Text by Lynn C. McDaniel, Communications Specialist for the University Art Department
Photos by Heather Bennett, Collections Manager for the Forsyth Galleries
As mentioned in an earlier blog, conservation and care of the statues and memorials on campus is one of the jobs of the University Art Galleries Department. Some time back, the Forsyth Galleries made long-term loans of two sculptures to the Large Animal Clinic. Although the pieces were displayed inside the building, they were not kept in a climate-controlled environment. Eventually, time and the elements took their toll, and moisture collected under the bases, causing corrosion. Collections Manager Heather Bennett and Assistant Collections Manager Josh Harden recently brought the statues back to the Forsyth Galleries’ work area to clean them and ensure their preservation.
The sculptures, titled The Bellowing Bull and The Charging Bull, are sand-cast bronze. Artist Isadore Jules Bonheur, known for his domestic cattle and bull works, first exhibited this matching pair of bulls at the 1865 Paris Salon. The stunning bronzes feature a deep brown patina with prominent casting details that give the bulls a sense of realism and muscular motion.
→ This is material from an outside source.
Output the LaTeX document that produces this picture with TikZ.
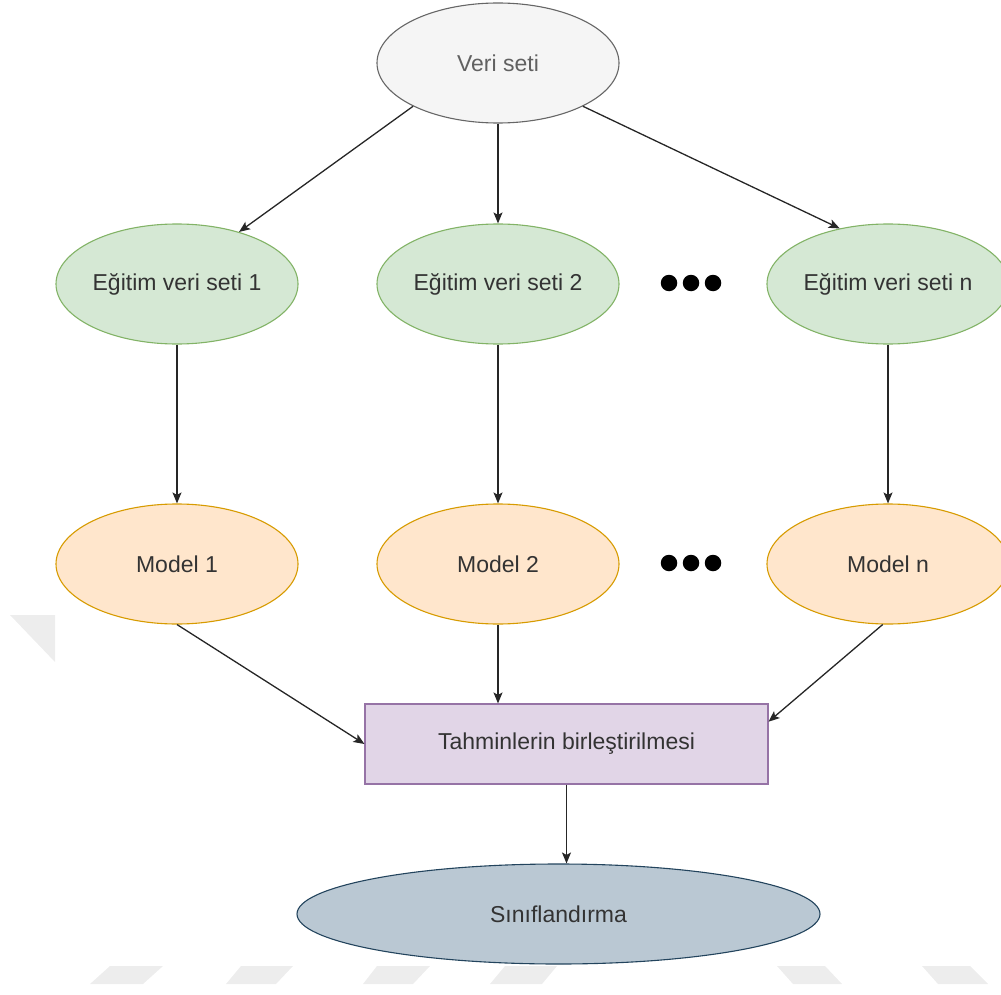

The moisture that had collected under the base was causing the bronze to oxidize. Josh used a toothbrush and ionized water to clean away the active corrosion. Ionized water is water that has had its acid and alkaline content segregated. After the first cleaning, the object will be cleaned again with baking soda to completely neutralize the active corrosion.
Once the cleaning is complete, the statues will be returned to the Large Animal Clinic for the continued enjoyment of those who work, study and visit that facility.